Uninsured risks are back on everyone’s radar owing to the uncertainties felt about the long term availability of flood risk insurance.
This is an important area for tenants who do not want to find themselves in a situation whereby they have a damaged unit that they can't trade from and which they are facing footing the repair bill for as well as paying rent.
Institutional landlords have had some sympathy with this and there has been a general willingness to agree uninsured risk provisions in commercial leases.
The question as to how risk is apportioned essentially boils down to the bargaining strength of both parties. The length of the lease term is also a key factor as is the nature and geography of the property.

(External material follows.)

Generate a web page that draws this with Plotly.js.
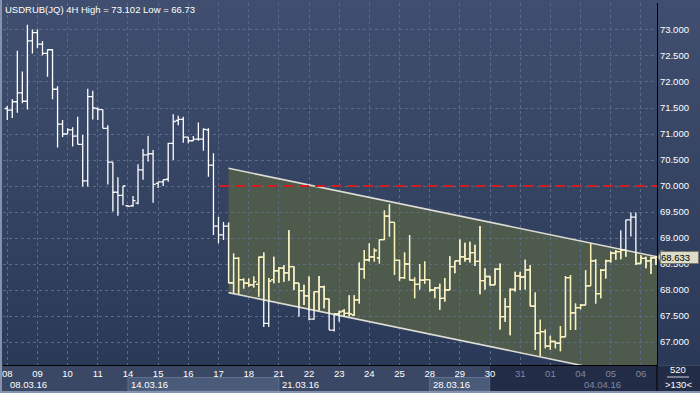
<!DOCTYPE html>
<html><head><meta charset="utf-8">
<script src="https://cdn.plot.ly/plotly-3.0.1.min.js"></script>
<style>
html,body{margin:0;padding:0;background:#3a4866;}
#chart{width:700px;height:393px;background:linear-gradient(180deg,#404f6f 0px,#2b3958 365px,#3a4866 365px,#3a4866 393px);}
</style></head><body><div id="chart"></div>
<script>
// ---- data ----
const titleText = 'USDRUB(JQ) 4H High = 73.102 Low = 66.73';
const dayLabels = ['08','09','10','11','14','15','16','17','18','21','22','23','24','25','28','29','30','31','01','04','05','06'];
const weekLabels = ['08.03.16','14.03.16','21.03.16','28.03.16','04.04.16'];
const weekStartDay = [0,4,9,14,19];
const barsPerDay = 6;
const open  = [71.49,71.46,71.62,71.79,71.63,72.79,72.95,72.73,72.55,72.62,71.86,71.19,71.00,71.08,70.96,70.80,70.10,71.72,71.49,71.47,
71.11,70.46,69.88,69.82,69.62,69.62,69.67,70.31,70.60,70.62,70.05,70.08,70.13,70.82,71.26,71.28,70.94,70.87,70.90,70.90,
71.08,70.40,69.23,69.06,69.23,68.14,68.61,68.20,68.13,68.10,68.11,68.63,67.36,68.20,68.37,68.42,68.33,68.45,68.13,67.99,
67.89,67.44,67.97,68.06,67.83,67.23,67.54,67.60,67.55,67.52,67.81,68.40,68.58,68.64,68.62,68.97,69.42,69.30,68.57,68.24,
68.50,68.19,68.11,68.19,68.20,68.00,68.04,67.84,68.00,68.45,68.56,68.64,68.60,68.72,68.55,68.18,68.26,68.10,68.40,67.49,
67.68,68.01,68.27,68.25,68.39,67.69,67.17,67.20,66.92,67.01,66.98,67.10,68.24,67.56,67.66,67.71,68.08,68.56,67.93,68.38,
68.56,68.71,68.74,68.77,69.35,69.40,68.51,68.61,68.56,68.62];
const high  = [71.54,71.67,72.60,72.20,73.102,73.01,73.01,72.79,72.63,72.63,71.92,71.27,71.11,71.13,71.33,70.98,71.87,71.83,71.51,71.47,
71.17,70.46,70.17,70.00,69.63,69.81,70.42,70.71,70.96,70.69,70.08,70.12,70.83,71.38,71.35,71.33,70.94,70.96,71.22,71.11,
71.11,70.63,69.41,69.31,69.30,68.70,68.63,68.22,68.22,68.26,68.64,68.72,68.23,68.64,68.44,68.48,69.15,68.45,68.13,68.10,
68.26,67.97,68.27,68.08,67.83,67.54,67.60,67.63,67.90,67.90,68.53,68.77,68.90,68.80,68.97,69.53,69.65,69.30,68.58,68.72,
69.06,68.24,68.50,68.55,68.20,68.05,68.12,68.23,68.65,68.56,68.97,68.91,68.93,68.87,69.23,68.42,68.27,68.42,68.51,67.84,
68.03,68.35,68.35,68.58,68.48,67.95,67.43,67.24,67.12,67.01,67.31,68.27,68.29,67.74,67.73,68.38,68.90,68.59,68.40,68.58,
68.74,68.77,69.15,69.35,69.49,69.49,68.67,68.64,68.64,68.66];
const low   = [71.27,71.31,71.41,71.59,71.47,72.55,72.65,72.51,72.10,71.67,70.74,70.94,71.00,70.76,70.80,69.99,69.99,71.28,71.27,71.11,
70.03,69.51,69.43,69.63,69.60,69.60,69.65,70.12,70.47,69.68,69.96,70.00,70.08,70.50,71.17,70.83,70.82,70.87,70.87,70.68,
70.18,69.06,68.90,68.96,68.13,67.94,67.92,68.03,68.06,68.05,67.87,67.29,67.29,68.13,68.14,68.16,68.18,68.00,67.49,67.71,
67.42,67.43,67.60,67.65,67.23,67.20,67.39,67.49,67.49,67.50,67.74,68.22,68.55,68.55,68.51,68.96,69.03,68.29,68.18,68.21,
68.19,67.84,68.01,68.12,67.97,67.84,67.62,67.78,68.00,68.32,68.48,68.55,68.53,68.46,67.92,68.01,68.08,68.10,67.24,67.39,
67.13,67.97,68.00,68.01,67.69,66.85,66.73,66.88,66.85,66.88,66.82,67.10,67.23,67.23,67.63,67.71,68.08,67.74,67.84,68.22,
68.53,68.58,68.59,68.64,69.03,68.48,68.51,68.42,68.31,68.48];
const close = [71.46,71.62,71.79,71.63,72.79,72.95,72.73,72.55,72.62,71.86,71.19,71.00,71.08,70.96,70.80,70.10,71.72,71.50,71.47,71.11,
70.46,69.88,69.82,70.00,69.61,69.72,70.31,70.60,70.62,70.03,70.08,70.12,70.82,71.24,71.28,70.94,70.87,70.90,70.90,71.09,
70.40,69.23,69.06,69.23,68.14,68.61,68.20,68.13,68.10,68.16,68.63,67.36,68.17,68.37,68.42,68.33,68.45,68.13,67.99,67.89,
67.44,67.97,68.06,67.83,67.23,67.54,67.58,67.55,67.54,67.81,68.40,68.58,68.64,68.76,68.97,69.42,69.30,68.57,68.24,68.50,
68.19,68.11,68.19,68.20,68.00,68.04,67.84,68.00,68.45,68.56,68.64,68.60,68.72,68.55,68.18,68.26,68.10,68.40,67.49,67.68,
68.01,68.27,68.25,68.39,67.69,67.17,67.20,66.92,67.01,66.98,67.10,68.24,67.56,67.66,67.71,68.08,68.56,67.93,68.38,68.56,
68.71,68.74,68.77,69.35,69.40,68.51,68.61,68.56,68.62,68.633];
const channelBars  = [44, 129.2];
const channelUpper = [70.34, 68.64];
const channelLower = [67.95, 66.25];
const levelPrice = 70.0;
const levelStartBar = 42.1;
const lastPrice = 68.633;
const barCountText = '520';
const visibleBarsText = '>130<';
const priceTicks = [67,67.5,68,68.5,69,69.5,70,70.5,71,71.5,72,72.5,73];
const shadedFromDay = 16;   // day '30'

// ---- derived ----
const idx = open.map((_, i) => i);
const chanStart = channelBars[0];
const inIdx = idx.filter(i => i >= chanStart);
const dayTickVals = dayLabels.map((_, k) => k * barsPerDay);
const dimColor = '#7f8ba3';
const dayTickText = dayLabels.map((t, k) => k > shadedFromDay ? `<span style="color:${dimColor}">${t}</span>` : t);

// layout geometry (pixels)
const W = 700, H = 393, mL = 3, mR = 43, mT = 3, mB = 28;
const plotW = W - mL - mR, plotH = H - mT - mB;
const xr = [-0.85, 129.2];
const yr = [66.558, 73.519];
const pxPerPrice = plotH / (yr[1] - yr[0]);
const py = p => -p / plotH;           // pixels below plot -> paper y
const pxX = p => p / plotW;           // pixels -> paper x
const bx = b => (b - xr[0]) / (xr[1] - xr[0]);

const font = 'Liberation Sans, Arial, sans-serif';

const traceWhite = {
  type: 'ohlc', x: idx, open, high, low, close,
  increasing: {line: {color: '#ffffff', width: 1.3}},
  decreasing: {line: {color: '#ffffff', width: 1.3}},
  tickwidth: 0.5, hoverinfo: 'skip', showlegend: false
};
const traceCream = {
  type: 'ohlc', x: inIdx,
  open: inIdx.map(i => open[i]), high: inIdx.map(i => high[i]),
  low: inIdx.map(i => low[i]), close: inIdx.map(i => close[i]),
  increasing: {line: {color: '#fbf2b8', width: 1.3}},
  decreasing: {line: {color: '#fbf2b8', width: 1.3}},
  tickwidth: 0.5, hoverinfo: 'skip', showlegend: false
};

const halfBox = 6.5 / pxPerPrice;
const shapes = [
  // channel fill
  {type: 'path', xref: 'x', yref: 'y', layer: 'below',
   path: `M ${channelBars[0]} ${channelUpper[0]} L ${channelBars[1]} ${channelUpper[1]} L ${channelBars[1]} ${channelLower[1]} L ${channelBars[0]} ${channelLower[0]} Z`,
   fillcolor: '#4e5a4b', line: {width: 0}},
  // channel lines
  {type: 'line', xref: 'x', yref: 'y', layer: 'between', x0: channelBars[0], x1: channelBars[1], y0: channelUpper[0], y1: channelUpper[1], line: {color: '#dcdcd4', width: 1.6}},
  {type: 'line', xref: 'x', yref: 'y', layer: 'between', x0: channelBars[0], x1: channelBars[1], y0: channelLower[0], y1: channelLower[1], line: {color: '#dcdcd4', width: 1.6}},
  // level line
  {type: 'line', xref: 'x', yref: 'y', layer: 'between', x0: levelStartBar, x1: xr[1], y0: levelPrice, y1: levelPrice, line: {color: '#cc1f1f', width: 2, dash: '10px,6px'}},
  // week boxes
  {type: 'rect', xref: 'x', yref: 'paper', layer: 'below', x0: dayTickVals[weekStartDay[1]], x1: dayTickVals[weekStartDay[2]], y0: py(12.5), y1: py(26), fillcolor: '#4a5a79', line: {color: '#5f6f90', width: 1}},
  {type: 'rect', xref: 'x', yref: 'paper', layer: 'below', x0: dayTickVals[weekStartDay[3]], x1: dayTickVals[shadedFromDay], y0: py(12.5), y1: py(26), fillcolor: '#4a5a79', line: {color: '#5f6f90', width: 1}},
  // shaded overlay on the axis strip
  {type: 'rect', xref: 'paper', yref: 'paper', layer: 'below', x0: bx(dayTickVals[shadedFromDay]), x1: 1 + pxX(mR), y0: py(1), y1: py(mB), fillcolor: 'rgba(14,22,44,0.55)', line: {width: 0}},
  // right-edge divider in axis strip
  {type: 'line', xref: 'paper', yref: 'paper', layer: 'above', x0: 1, x1: 1, y0: 0, y1: py(mB), line: {color: '#000', width: 1}},
  // price label pointer
  {type: 'path', xref: 'paper', yref: 'y', layer: 'above',
   path: `M ${1 + pxX(1)} ${lastPrice} L ${1 + pxX(4)} ${lastPrice + halfBox} L ${1 + pxX(6)} ${lastPrice + halfBox} L ${1 + pxX(6)} ${lastPrice - halfBox} L ${1 + pxX(4)} ${lastPrice - halfBox} Z`,
   fillcolor: '#dddcc8', line: {color: '#7a7a70', width: 1}},
  // underline between bar count texts
  {type: 'line', xref: 'paper', yref: 'paper', layer: 'above', x0: 1 + pxX(10), x1: 1 + pxX(32), y0: py(12), y1: py(12), line: {color: '#c8cede', width: 1}},
  // outer light border (left & bottom)
  {type: 'line', xref: 'paper', yref: 'paper', layer: 'above', x0: -pxX(2), x1: -pxX(2), y0: 1 + 3 / plotH, y1: py(mB), line: {color: '#8592ab', width: 2}},
  {type: 'line', xref: 'paper', yref: 'paper', layer: 'above', x0: -pxX(mL), x1: 1 + pxX(mR), y0: py(mB - 1), y1: py(mB - 1), line: {color: '#8592ab', width: 2}}
];

const annotations = [
  {text: titleText, xref: 'paper', yref: 'paper', x: 0, y: 1, xanchor: 'left', yanchor: 'top', xshift: 0, yshift: 1, showarrow: false, font: {family: font, size: 9.5, color: '#ffffff'}},
  {text: lastPrice.toFixed(3), xref: 'paper', yref: 'y', x: 1 + pxX(3), y: lastPrice, xanchor: 'left', yanchor: 'middle', showarrow: false,
   width: 37, height: 11, align: 'left', bgcolor: '#dddcc8', bordercolor: '#7a7a70', borderwidth: 1, borderpad: 0,
   font: {family: font, size: 9.5, color: '#000000'}},
  {text: barCountText, xref: 'paper', yref: 'paper', x: 1 + pxX(21), y: py(5), xanchor: 'center', yanchor: 'middle', showarrow: false, font: {family: font, size: 9.5, color: '#ffffff'}},
  {text: visibleBarsText, xref: 'paper', yref: 'paper', x: 1 + pxX(21), y: py(19), xanchor: 'center', yanchor: 'middle', showarrow: false, font: {family: font, size: 9.5, color: '#ffffff'}}
];
weekLabels.forEach((t, k) => {
  const b = dayTickVals[weekStartDay[k]];
  annotations.push({text: t, xref: 'x', yref: 'paper', x: b, y: py(19), xanchor: 'left', yanchor: 'middle', xshift: 1, showarrow: false,
    font: {family: font, size: 9.5, color: weekStartDay[k] >= shadedFromDay ? dimColor : '#ffffff'}});
});

const layout = {
  width: W, height: H, margin: {l: mL, r: mR, t: mT, b: mB, pad: 0},
  paper_bgcolor: 'rgba(0,0,0,0)', plot_bgcolor: 'rgba(0,0,0,0)',
  showlegend: false, dragmode: false, hovermode: false,
  font: {family: font, size: 9.5, color: '#ffffff'},
  xaxis: {range: xr, rangeslider: {visible: false}, tickmode: 'array', tickvals: dayTickVals, ticktext: dayTickText,
    showgrid: true, gridcolor: '#5a6a8a', griddash: '3px,3px', gridwidth: 1, zeroline: false,
    showline: true, linecolor: '#000000', linewidth: 1, ticks: '', ticklen: 0,
    tickfont: {family: font, size: 9.5, color: '#ffffff'}, fixedrange: true},
  yaxis: {range: yr, side: 'right', tickmode: 'array', tickvals: priceTicks, ticktext: priceTicks.map(v => v.toFixed(3)),
    showgrid: true, gridcolor: '#5a6a8a', griddash: '3px,3px', gridwidth: 1, zeroline: false,
    showline: true, linecolor: '#000000', linewidth: 1, ticks: '', ticklen: 0,
    tickfont: {family: font, size: 9.5, color: '#ffffff'}, fixedrange: true},
  shapes, annotations
};

const gd = document.getElementById('chart');
Plotly.newPlot(gd, [traceWhite, traceCream], layout, {staticPlot: true, displayModeBar: false}).then(() => {
  try {
    const xa = gd._fullLayout.xaxis, ya = gd._fullLayout.yaxis;
    const poly = [[channelBars[0], channelUpper[0]], [channelBars[1], channelUpper[1]], [channelBars[1], channelLower[1]], [channelBars[0], channelLower[0]]]
      .map(([x, y]) => xa.l2p(x).toFixed(2) + ',' + ya.l2p(y).toFixed(2)).join(' ');
    const ns = 'http://www.w3.org/2000/svg';
    const svg = gd.querySelector('svg.main-svg');
    let defs = svg.querySelector('defs');
    if (!defs) { defs = document.createElementNS(ns, 'defs'); svg.insertBefore(defs, svg.firstChild); }
    const cp = document.createElementNS(ns, 'clipPath');
    cp.setAttribute('id', 'chanclip');
    cp.setAttribute('clipPathUnits', 'userSpaceOnUse');
    const pg = document.createElementNS(ns, 'polygon');
    pg.setAttribute('points', poly);
    cp.appendChild(pg); defs.appendChild(cp);
    const groups = gd.querySelectorAll('g.trace.ohlc');
    if (groups.length >= 2) groups[1].setAttribute('clip-path', 'url(#chanclip)');
  } catch (e) { console.error(e); }
});
</script></body></html>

We are finding tenants are looking to incorporate the following into leases to deal with damage caused by an uninsured risk:
- rent suspension;
- carving out any responsibility for damage caused by an uninsured risk (in both the repairing clause and from the service charge); and
- including an option to terminate.
Landlords must follow the market but similarly protect their investment and therefore would do well to keep an eye on the following:
- insured risks should be well defined and qualified to the extent that those risks can be insured at reasonable rates and on reasonable terms;
- ensure that there is no obligation to reinstate in the event of damage caused by an uninsured risk and that this is at the landlord's discretion;
- check that the tenant does not get to benefit from its own actions causing the landlord to lose insurance cover; and
- if the landlord looks to reinstate and completes its reinstatement works by a set date then the lease continues.